Zoning regulations in general seek the elimination of nonconforming uses, not their creation or enlargement. Beerwort v. Zoning Board of Appeals, 144 Conn. 731, 733, 137 A.2d 756, and cases cited. The power to grant a variance is to be sparingly exercised and only to avoid an unnecessary hardship. Rarely is it enough that the owner can obtain a better income if the variance is granted. Talmadge v. Board of Zoning Appeals, 141 Conn. 639, 643, 109 A.2d 253. Ordinarily, mere financial loss does not constitute a hardship warranting the granting of a variance. Krejpcio v. Zoning Board of Appeals, 152 Conn. 657, 662, 211 A.2d 687; Makar v. Zoning Board of Appeals, 150 Conn. 391, 395, 190 A.2d 45; Devaney v. Board of Zoning Appeals, 132 Conn. 537, 543, 45 A.2d 828. Neither the record before the board nor the appendices to the briefs show more than the possibility of a smaller return on the VanHises' investment if the property is used in conformity with the regulations.

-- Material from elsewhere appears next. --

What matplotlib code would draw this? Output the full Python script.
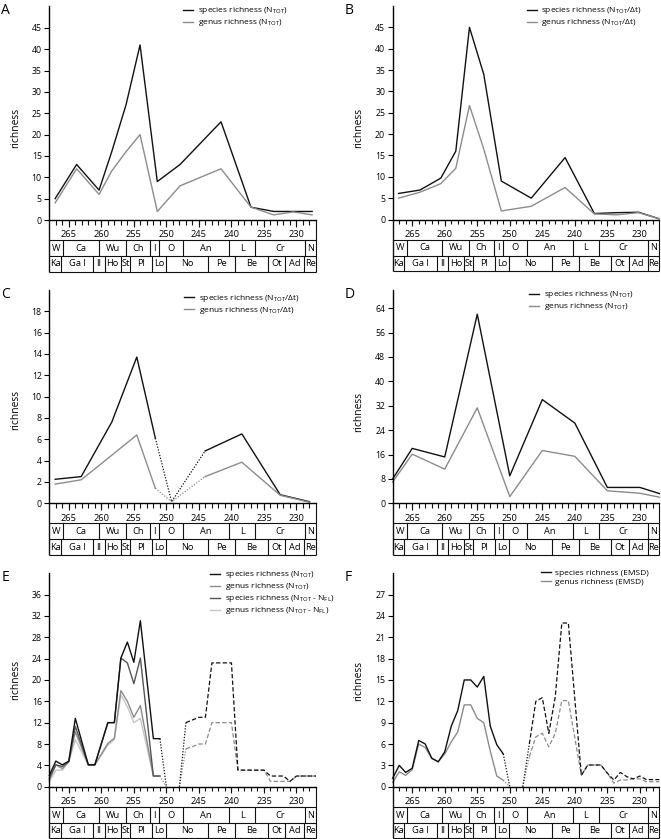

The VanHises failed to prove any unnecessary hardship or exceptional difficulty which would entitle them to a variance under the Bridgeport zoning regulations. The action of the board was not *48 in harmony with the general purposes of the zoning regulations and was therefore illegal, arbitrary and in abuse of its discretion. The position which the VanHises find themselves in is one of their own making. When they bought the property five or six years before the filing of this petition, it was in its present zonal classification. They have made no effort to use the property in conformity with the zoning regulations. The court was correct in sustaining the appeal.
There is no error.
In this opinion the other judges concurred.
NOTES
[1] The plans submitted at the public hearing provided for thirty-four units although the petition indicated only thirty units.